I don’t do this. Well, I might slip once in a while, but I make a point to avoid it.
I can’t get into too much trouble on a blog this long, but in 140 characters of Twitter I find myself in trouble all the time. It’s just enough space for me to say something a bit off the wall pretty blankly. Unfortunately, anything out of the mainstream is missing a lot of context in a small space, so readers have to fill in a lot of blanks. The blankness of my statements is often taken as sarcastic because, after all, that’s the way everyone talks. There’s not a ton of distance between understatement for effect and deliberate mis-statement for a gag.

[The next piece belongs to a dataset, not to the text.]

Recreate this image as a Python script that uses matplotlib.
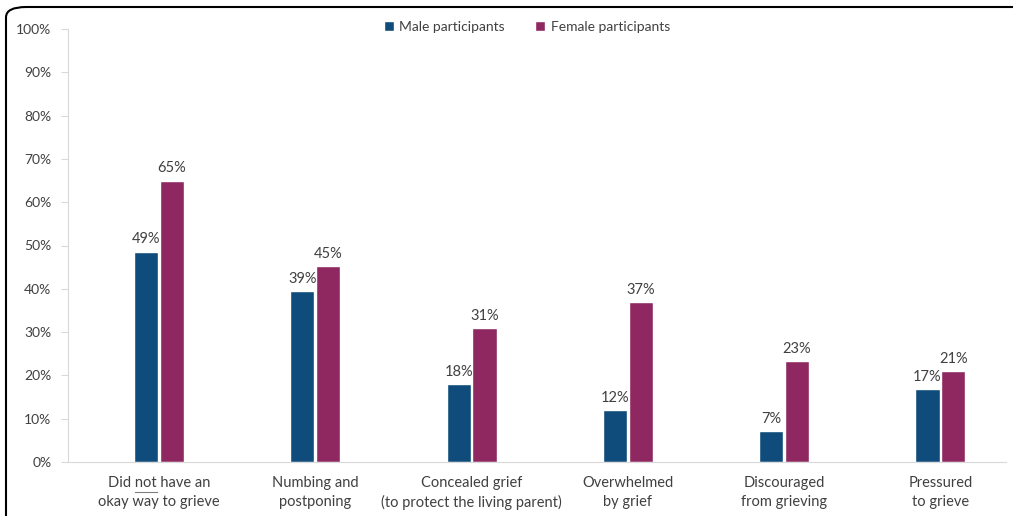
import matplotlib
matplotlib.use("Agg")
import matplotlib.pyplot as plt
import numpy as np
from matplotlib.patches import FancyBboxPatch
from matplotlib.lines import Line2D

plt.rcParams['font.family'] = ['Lato', 'DejaVu Sans']

categories = ["Did not have an\nokay way to grieve", "Numbing and\npostponing",
              "Concealed grief\n(to protect the living parent)", "Overwhelmed\nby grief",
              "Discouraged\nfrom grieving", "Pressured\nto grieve"]
male = [48.6, 39.4, 17.9, 11.9, 7.2, 16.8]
female = [65.0, 45.3, 31.0, 37.0, 23.3, 21.0]
male_labels = ["49%", "39%", "18%", "12%", "7%", "17%"]
female_labels = ["65%", "45%", "31%", "37%", "23%", "21%"]
yticks = [0, 10, 20, 30, 40, 50, 60, 70, 80, 90, 100]

blue = "#0f4c7c"
plum = "#8f2860"
txt = "#404040"
grey = "#d9d9d9"

fig = plt.figure(figsize=(10.13, 5.16), dpi=100)
ax = fig.add_axes([68/1013, 54/516, 938/1013, 433/516])

x = np.arange(len(categories))
w = 0.155
off = 0.083
b1 = ax.bar(x - off, male, w, color=blue, edgecolor="white", linewidth=1, label="Male participants")
b2 = ax.bar(x + off, female, w, color=plum, edgecolor="white", linewidth=1, label="Female participants")
for rects, labs in ((b1, male_labels), (b2, female_labels)):
    for r, l in zip(rects, labs):
        ax.text(r.get_x() + r.get_width()/2, r.get_height() + 1.2, l,
                ha="center", va="bottom", fontsize=10.5, color=txt)

ax.set_xlim(-0.583, 5.42)
ax.set_ylim(0, 100)
ax.set_yticks(yticks)
ax.set_yticklabels([f"{v}%" for v in yticks])
ax.set_xticks(x)
ax.set_xticklabels(categories, linespacing=1.45)
ax.tick_params(axis="y", colors=grey, labelcolor=txt, labelsize=10, length=5, pad=7)
ax.tick_params(axis="x", length=0, labelcolor=txt, labelsize=10.5, pad=10)
for s in ("top", "right"):
    ax.spines[s].set_visible(False)
ax.spines["left"].set_color(grey)
ax.spines["bottom"].set_color(grey)

ax.legend(loc="center", bbox_to_anchor=(527/1013, 1 - 27/516), bbox_transform=fig.transFigure,
          ncol=2, frameon=False, fontsize=10, handlelength=0.7, handleheight=0.7,
          columnspacing=2.2, handletextpad=0.4, labelcolor=txt)

# underline "not"
fig.canvas.draw()
r = fig.canvas.get_renderer()
lab = ax.get_xticklabels()[0]
bb = lab.get_window_extent(r)
def tw(s):
    t = fig.text(0, 0, s, fontsize=10.5)
    e = t.get_window_extent(r)
    t.remove()
    return e.width
line_w = tw("Did not have an")
x0 = (bb.x0 + bb.x1)/2 - line_w/2 + tw("Did ")
x1 = x0 + tw("not")
yl = bb.y1 - 16
fig.add_artist(Line2D([x0/1013, x1/1013], [yl/516, yl/516], transform=fig.transFigure,
                      color="#7f7f7f", lw=0.8))

fig.add_artist(FancyBboxPatch((6/1013, -0.05), 1.1, 1.05 - 7/516,
                              boxstyle="round,pad=0,rounding_size=0.02",
                              transform=fig.transFigure, fill=False,
                              edgecolor="black", linewidth=1.5))

fig.savefig("out.png", dpi=100)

This takes me to the greater irony. In an effort to be as plain as possible, it’s easy to take what I’m saying in the wrong way because we aren’t a plain and straightforward culture. Would I be more clear if I was as sarcastic as most people? Perhaps, but only if I nailed it just right every time. Language is always about culture and belonging as much as it is about communication, so theoretically I could hit just the right level of sarcasm, be it in pathos, parody or litotes, and always be understood. Then again, the use of sarcasm varies dramatically with age and social status – there’s a good chance that someone will always miss something done any way other than straight up.
I try not to worry about being misunderstood, even if it’s about the worst thing that can happen to a writer. What I’ve come to understand is that you can’t please everyone and in this diverse world you can’t possibly speak everyone’s language at the same time. The only thing I can possibly do is deliver it to people straight up, and avoid some of the words that … well, words like “litotes” for one. What’s funny is that no matter how straight I make it, someone will probably take it badly. That’s the nature of language, after all, and while I’d prefer that people weren’t as sarcastic as they are it’s not something that’s going to change suddenly. I’ll do my best.